Plans are in the making for the mega-concert to be held in T&T in August, featuring most of the members of the family of the legendary Bob Marley.

It is understood that the Marley clan including Rita, Stephen, Julian, Kymani, Rohan and Damien (Junior Gong) will all be seen on stage together. To have so many of the clan onstage together is somewhat rare, and already Trinidad and Tobago fans are gearing up for this one.

Including dynamic performances, the Marley clan will also be introducing to their Trinidad audience products from the Bob Marley Blue Mountain coffee line and the Bob Marley juices.

There will also be a number of legendary T&T soca and calypso acts on the show.

Meanwhile Damian Marley is to headline the Respect Jamaica 50th festival in London later this month (July).

The youngest son of Bob, will take to the stage at London's IndigO2 on July 26. It will be his first UK live appearance since his Distant Relative shows with Nas in 2011.

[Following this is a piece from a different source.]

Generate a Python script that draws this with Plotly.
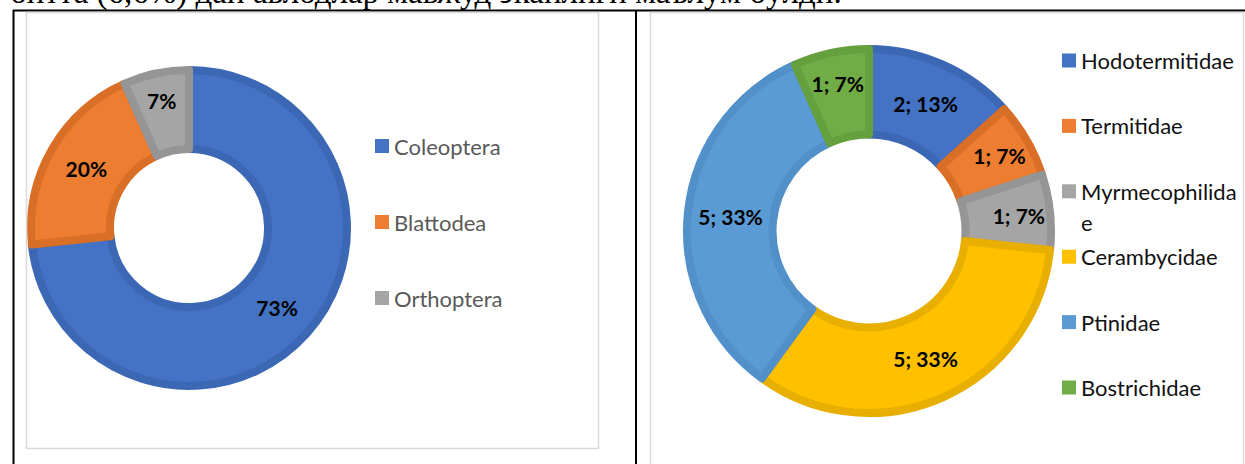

The Jamaica 50th festival is billed as "a celebration of Jamaican culture to mark 50 years of Independence". Special guests at the event will include Damian's half-brothers Stephen Marley and Julian Marley.

Other performances at the Respect Jamaica 50th festival will come from notable Jamaican artistes Wayne Marshall, Christopher Ellis, Black Am I and Jo Mersa.

Damian Marley released his first album, Mr Marley, in 1996. He won a Grammy Award for his 2001 follow-up Halfway Tree and two further Grammys for 2005s Welcome To Jamrock. In 2010, he and rapper Nas released a collaborative album called Distant Relatives and toured in support of it. Last year Marley took part in the SuperHeavy project with Mick Jagger, Dave Stewart, Joss Stone and AR Rahman.

The Marley clan follows in the footsteps of the legendary Bob who according to Wikepedia, was the Third World's first pop superstar. He was the man who introduced the world to the mystic power of reggae. He was a true rocker at heart, and as a songwriter, he brought the lyrical force of Bob Dylan, the personal charisma of John Lennon, and the essential vocal stylings of Smokey Robinson into one voice.

— Jann Wenner, at Marley's 1994 posthumous introduction into the Rock and Roll Hall of Fame.

In 1999 Time magazine chose Bob Marley & The Wailers' Exodus as the greatest album of the 20th century.

In 2001, he was posthumously awarded the Grammy Lifetime Achievement Award, and a feature-length documentary about his life, Rebel Music, won various awards at the Grammys. With contributions from Rita, The Wailers, and Marley's lovers and children, it also tells much of the story in his own words.

A statue was inaugurated, next to the national stadium on Arthur Wint Drive in Kingston to commemorate him. In 2006, the State of New York renamed a portion of Church Avenue from Remsen Avenue to East 98th Street in the East Flatbush section of Brooklyn "Bob Marley Boulevard".

In 2008, a statue of Marley was inaugurated in Banatski Sokolac, Serbia.

Internationally, Marley's message also continues to reverberate amongst various indigenous communities. For instance, the Aboriginal people of Australia continue to burn a sacred flame to honour his memory in Sydney's Victoria Park, while members of the Native American Hopi and Havasupai tribe revere his work.

There are also many tributes to Bob Marley throughout India, including restaurants, hotels, and cultural festivals.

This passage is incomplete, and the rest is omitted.